[AIM] Would you quote every entry exactly, dropping only the pictures?
* * * * *
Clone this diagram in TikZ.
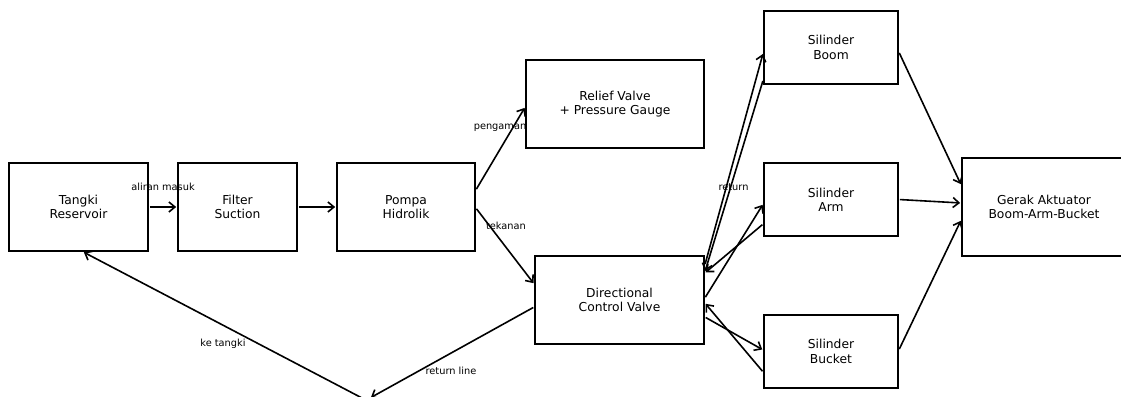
\documentclass[tikz,border=0pt]{standalone}
\usepackage{fontspec}
\setmainfont{DejaVu Sans}
\usetikzlibrary{arrows.meta}
\begin{document}
\begin{tikzpicture}[x=1pt,y=-1pt,
  box/.style={draw=black,line width=1.7pt,rectangle,inner sep=0pt,align=center,
    font=\fontsize{12.3}{14.3}\selectfont,text=black},
  lab/.style={inner sep=0pt,font=\fontsize{9.8}{12}\selectfont,text=black},
  conn/.style={line width=1.6pt,-{Straight Barb[length=6pt,width=10pt,line width=1.6pt]},shorten >=1pt,shorten <=1pt}]
\useasboundingbox (0,0) rectangle (1121,396);
\clip (0,0) rectangle (1121,396);
\node[box,minimum width=139pt,minimum height=88pt] (tangki) at (78.5,207) {Tangki\\Reservoir};
\node[box,minimum width=119pt,minimum height=88pt] (filter) at (237.5,207) {Filter\\Suction};
\node[box,minimum width=138pt,minimum height=88pt] (pompa) at (406,207) {Pompa\\Hidrolik};
\node[box,minimum width=178pt,minimum height=88pt] (relief) at (615,104) {Relief Valve\\+ Pressure Gauge};
\node[box,minimum width=169pt,minimum height=88pt] (dcv) at (619.5,300) {Directional\\Control Valve};
\node[box,minimum width=134pt,minimum height=73pt] (boom) at (831,47.5) {Silinder\\Boom};
\node[box,minimum width=134pt,minimum height=73pt] (arm) at (831,199.5) {Silinder\\Arm};
\node[box,minimum width=134pt,minimum height=73pt] (bucket) at (831,351.5) {Silinder\\Bucket};
\node[box,minimum width=164pt,minimum height=98pt] (gerak) at (1044,207) {Gerak Aktuator\\Boom-Arm-Bucket};
\coordinate (ret) at (366,398);

\draw[conn] (tangki.east) -- (filter.west);
\draw[conn] (filter.east) -- (pompa.west);
\draw[conn] ([yshift=17pt]pompa.east) -- ([yshift=-3pt]relief.west);
\draw[conn] ([yshift=-1pt]pompa.east) -- ([yshift=16pt]dcv.west);
\draw[conn] ([yshift=35pt]dcv.east) -- ([yshift=-5.5pt]boom.west);
\draw[conn] ([yshift=-32.5pt]boom.west) -- ([yshift=28pt]dcv.east);
\draw[conn] ([yshift=2pt]dcv.east) -- ([yshift=-4.5pt]arm.west);
\draw[conn] ([yshift=-24.5pt]arm.west) -- ([yshift=27pt]dcv.east);
\draw[conn] ([yshift=-17pt]dcv.east) -- ([yshift=1.5pt]bucket.west);
\draw[conn] ([yshift=-20.5pt]bucket.west) -- ([yshift=-3pt]dcv.east);
\draw[conn] ([yshift=-4.5pt]boom.east) -- ([yshift=22pt]gerak.west);
\draw[conn] (arm.east) -- ([yshift=4pt]gerak.west);
\draw[conn] ([yshift=1.5pt]bucket.east) -- ([yshift=-13pt]gerak.west);
\draw[conn] ([yshift=-7pt]dcv.west) -- ([xshift=4pt]ret);
\draw[conn] ([xshift=-4pt]ret) -- ([xshift=4.5pt]tangki.south);

\node[lab] (l1) at (163,187) {aliran masuk};
\node[lab] (l2) at (500,128) {pengaman};
\node[lab] (l3) at (506,226) {tekanan};
\node[lab] (l4) at (733.5,187) {return};
\node[lab] (l5) at (451,371) {return line};
\node[lab] (l6) at (223,344) {ke tangki};
\end{tikzpicture}
\end{document}
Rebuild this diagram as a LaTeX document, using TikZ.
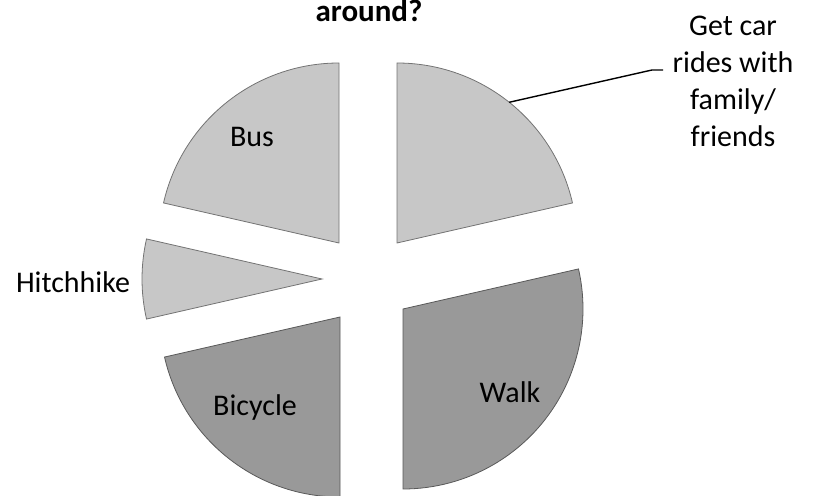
\documentclass[tikz,border=0pt]{standalone}
\usepackage{fontspec}
\setmainfont{Carlito}
\usetikzlibrary{calc}
\begin{document}
\begin{tikzpicture}[x=1pt,y=1pt,
  lightslice/.style={fill=black!22, draw=black!55, line width=0.8pt},
  darkslice/.style={fill=black!40, draw=black!65, line width=0.8pt},
  lbl/.style={font=\fontsize{30}{37}\selectfont, text=black, inner sep=0pt},
  ttl/.style={font=\bfseries\fontsize{31}{37}\selectfont, inner sep=0pt}]
\useasboundingbox (0,0) rectangle (813,495);
% apices
\coordinate (carC) at (397,252);
\coordinate (busC) at (339,252);
\coordinate (hitC) at (322,216);
\coordinate (bicC) at (340,178);
\coordinate (walC) at (403,186);
% slices
\draw[lightslice] (carC) -- ++(12.86:180) arc[start angle=12.86, end angle=90, radius=180] -- cycle;
\draw[lightslice] (busC) -- ++(90:180) arc[start angle=90, end angle=167.14, radius=180] -- cycle;
\draw[lightslice] (hitC) -- ++(167.14:180) arc[start angle=167.14, end angle=192.86, radius=180] -- cycle;
\draw[darkslice] (bicC) -- ++(192.86:180) arc[start angle=192.86, end angle=270, radius=180] -- cycle;
\draw[darkslice] (walC) -- ++(-90:180) arc[start angle=-90, end angle=12.86, radius=180] -- cycle;
% labels
\node[ttl] (title) at (369,484) {around?};
\node[lbl] (bus) at (252,358) {Bus};
\node[lbl] (hitch) at (73,213) {Hitchhike};
\node[lbl] (bicycle) at (255,87) {Bicycle};
\node[lbl] (walk) at (510,103) {Walk};
\node[lbl, align=center] (car) at (733,414) {Get car\\rides with\\family/\\friends};
% leader
\coordinate (carpt) at ($(carC)+(51.43:180)$);
\coordinate (bend) at (652,425);
\coordinate (lend) at (663,425);
\draw[line width=1.4pt, black] (carpt) -- (bend) -- (lend);
\end{tikzpicture}
\end{document}
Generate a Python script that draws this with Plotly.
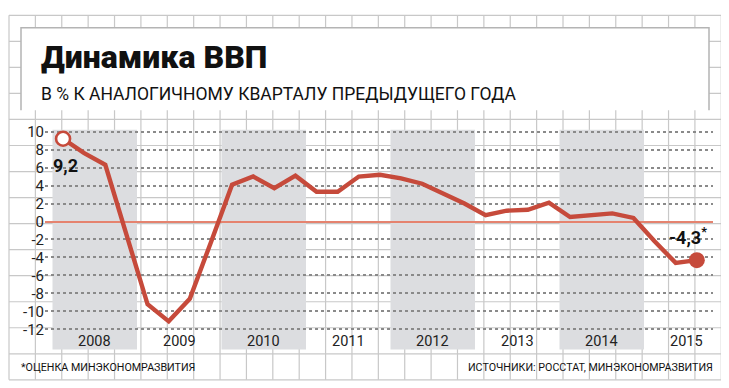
* * * * *
[ANSWER TO THIS TASK]
Clone this diagram in TikZ.
\documentclass[tikz,border=0pt]{standalone}
\usepackage{fontspec}
\setmainfont{DejaVu Sans}
\usetikzlibrary{arrows.meta}
\begin{document}
\begin{tikzpicture}[x=1pt,y=-1pt,
  box/.style={draw=black,line width=1.7pt,rectangle,inner sep=0pt,align=center,
    font=\fontsize{12.3}{14.3}\selectfont,text=black},
  lab/.style={inner sep=0pt,font=\fontsize{9.8}{12}\selectfont,text=black},
  conn/.style={line width=1.6pt,-{Straight Barb[length=6pt,width=10pt,line width=1.6pt]},shorten >=1pt,shorten <=1pt}]
\useasboundingbox (0,0) rectangle (1121,396);
\clip (0,0) rectangle (1121,396);
\node[box,minimum width=139pt,minimum height=88pt] (tangki) at (78.5,207) {Tangki\\Reservoir};
\node[box,minimum width=119pt,minimum height=88pt] (filter) at (237.5,207) {Filter\\Suction};
\node[box,minimum width=138pt,minimum height=88pt] (pompa) at (406,207) {Pompa\\Hidrolik};
\node[box,minimum width=178pt,minimum height=88pt] (relief) at (615,104) {Relief Valve\\+ Pressure Gauge};
\node[box,minimum width=169pt,minimum height=88pt] (dcv) at (619.5,300) {Directional\\Control Valve};
\node[box,minimum width=134pt,minimum height=73pt] (boom) at (831,47.5) {Silinder\\Boom};
\node[box,minimum width=134pt,minimum height=73pt] (arm) at (831,199.5) {Silinder\\Arm};
\node[box,minimum width=134pt,minimum height=73pt] (bucket) at (831,351.5) {Silinder\\Bucket};
\node[box,minimum width=164pt,minimum height=98pt] (gerak) at (1044,207) {Gerak Aktuator\\Boom-Arm-Bucket};
\coordinate (ret) at (366,398);

\draw[conn] (tangki.east) -- (filter.west);
\draw[conn] (filter.east) -- (pompa.west);
\draw[conn] ([yshift=17pt]pompa.east) -- ([yshift=-3pt]relief.west);
\draw[conn] ([yshift=-1pt]pompa.east) -- ([yshift=16pt]dcv.west);
\draw[conn] ([yshift=35pt]dcv.east) -- ([yshift=-5.5pt]boom.west);
\draw[conn] ([yshift=-32.5pt]boom.west) -- ([yshift=28pt]dcv.east);
\draw[conn] ([yshift=2pt]dcv.east) -- ([yshift=-4.5pt]arm.west);
\draw[conn] ([yshift=-24.5pt]arm.west) -- ([yshift=27pt]dcv.east);
\draw[conn] ([yshift=-17pt]dcv.east) -- ([yshift=1.5pt]bucket.west);
\draw[conn] ([yshift=-20.5pt]bucket.west) -- ([yshift=-3pt]dcv.east);
\draw[conn] ([yshift=-4.5pt]boom.east) -- ([yshift=22pt]gerak.west);
\draw[conn] (arm.east) -- ([yshift=4pt]gerak.west);
\draw[conn] ([yshift=1.5pt]bucket.east) -- ([yshift=-13pt]gerak.west);
\draw[conn] ([yshift=-7pt]dcv.west) -- ([xshift=4pt]ret);
\draw[conn] ([xshift=-4pt]ret) -- ([xshift=4.5pt]tangki.south);

\node[lab] (l1) at (163,187) {aliran masuk};
\node[lab] (l2) at (500,128) {pengaman};
\node[lab] (l3) at (506,226) {tekanan};
\node[lab] (l4) at (733.5,187) {return};
\node[lab] (l5) at (451,371) {return line};
\node[lab] (l6) at (223,344) {ke tangki};
\end{tikzpicture}
\end{document}
Rebuild this diagram as a LaTeX document, using TikZ.
\documentclass[tikz,border=0pt]{standalone}
\usepackage{fontspec}
\setmainfont{Carlito}
\usetikzlibrary{calc}
\begin{document}
\begin{tikzpicture}[x=1pt,y=1pt,
  lightslice/.style={fill=black!22, draw=black!55, line width=0.8pt},
  darkslice/.style={fill=black!40, draw=black!65, line width=0.8pt},
  lbl/.style={font=\fontsize{30}{37}\selectfont, text=black, inner sep=0pt},
  ttl/.style={font=\bfseries\fontsize{31}{37}\selectfont, inner sep=0pt}]
\useasboundingbox (0,0) rectangle (813,495);
% apices
\coordinate (carC) at (397,252);
\coordinate (busC) at (339,252);
\coordinate (hitC) at (322,216);
\coordinate (bicC) at (340,178);
\coordinate (walC) at (403,186);
% slices
\draw[lightslice] (carC) -- ++(12.86:180) arc[start angle=12.86, end angle=90, radius=180] -- cycle;
\draw[lightslice] (busC) -- ++(90:180) arc[start angle=90, end angle=167.14, radius=180] -- cycle;
\draw[lightslice] (hitC) -- ++(167.14:180) arc[start angle=167.14, end angle=192.86, radius=180] -- cycle;
\draw[darkslice] (bicC) -- ++(192.86:180) arc[start angle=192.86, end angle=270, radius=180] -- cycle;
\draw[darkslice] (walC) -- ++(-90:180) arc[start angle=-90, end angle=12.86, radius=180] -- cycle;
% labels
\node[ttl] (title) at (369,484) {around?};
\node[lbl] (bus) at (252,358) {Bus};
\node[lbl] (hitch) at (73,213) {Hitchhike};
\node[lbl] (bicycle) at (255,87) {Bicycle};
\node[lbl] (walk) at (510,103) {Walk};
\node[lbl, align=center] (car) at (733,414) {Get car\\rides with\\family/\\friends};
% leader
\coordinate (carpt) at ($(carC)+(51.43:180)$);
\coordinate (bend) at (652,425);
\coordinate (lend) at (663,425);
\draw[line width=1.4pt, black] (carpt) -- (bend) -- (lend);
\end{tikzpicture}
\end{document}
Generate a Python script that draws this with Plotly.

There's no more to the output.